Caso Bridgestone: Nigrizia chiede un’indagine indipendente


Per la multinazionale nippo-americana nella sua piantagione di caucciù in Liberia va tutto bene. Allora che metta le carte in tavola…


La Bridgestone/Firestone ha risposto all’articolo di Nigrizia, Pneumatici con catene , pubblicato sul numero di giugno del mensile.

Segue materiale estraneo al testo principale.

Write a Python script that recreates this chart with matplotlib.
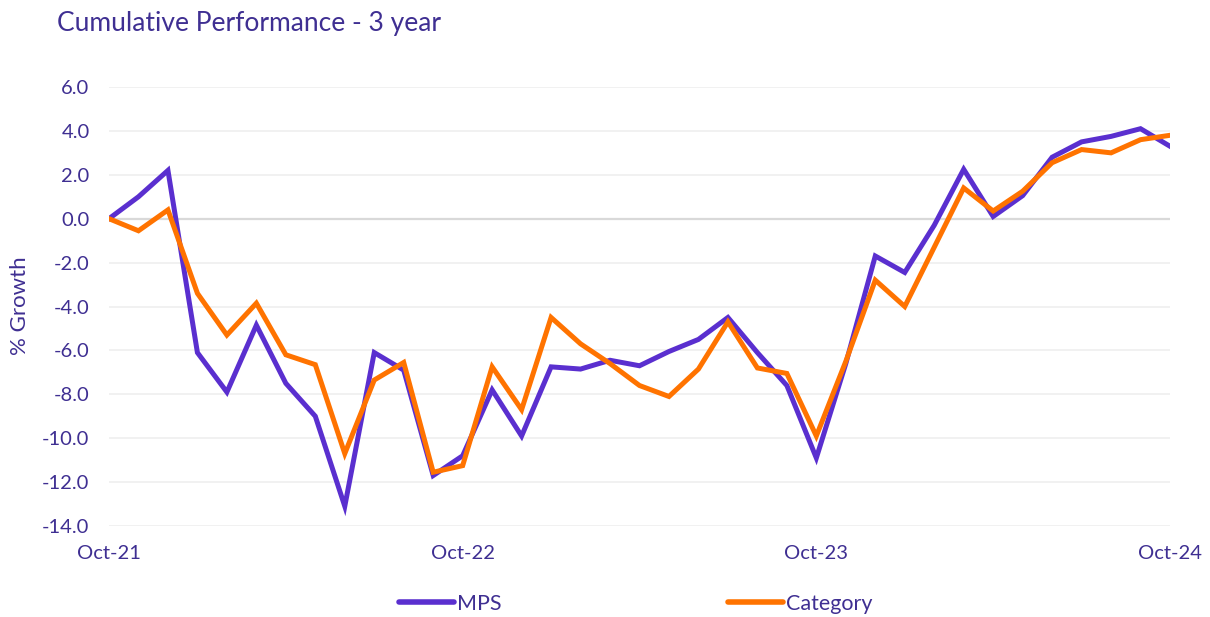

Ha risposto affermando che le nostre denunce sono prive di fondamento.

La Bridgestone/Firestone sostiene di pagare i suoi dipendenti della piantagione di caucciù liberiana secondo contratti liberamente negoziati e di rispettare le norme per la tutela ambientale.

 

Dunque, siamo di fronte a due verità contrapposte: Nigrizia riferisce di inquinamento ambientale e di sfruttamento della manodopera in termini di orario, salario e condizioni di lavoro (i sindacati che hanno firmato i contratti di lavoro in Liberia sono controllati dalla multinazionale); Bridgestone/Firestone dice che tutto è in regola.

 

Nigrizia è in grado di documentare ulteriormente le proprie affermazioni e segnala anche la recente pubblicazione di un rapporto dell’associazione Save My Future – Firestone: il marchio della schiavitù – che conferma i problemi ambientali, lavorativi e sindacali.

 

A questo punto chiediamo ai dirigenti della multinazionale di costituire, insieme con noi, una commissione d’inchiesta indipendente che accerti i fatti. Per parte nostra, facciamo già due nomi: Alfred Brownell, presidente dell’associazione liberiana Green Advocates (Avvocati Verdi), e James Makor, direttore esecutivo dell’associazione ambientalista Save My Future.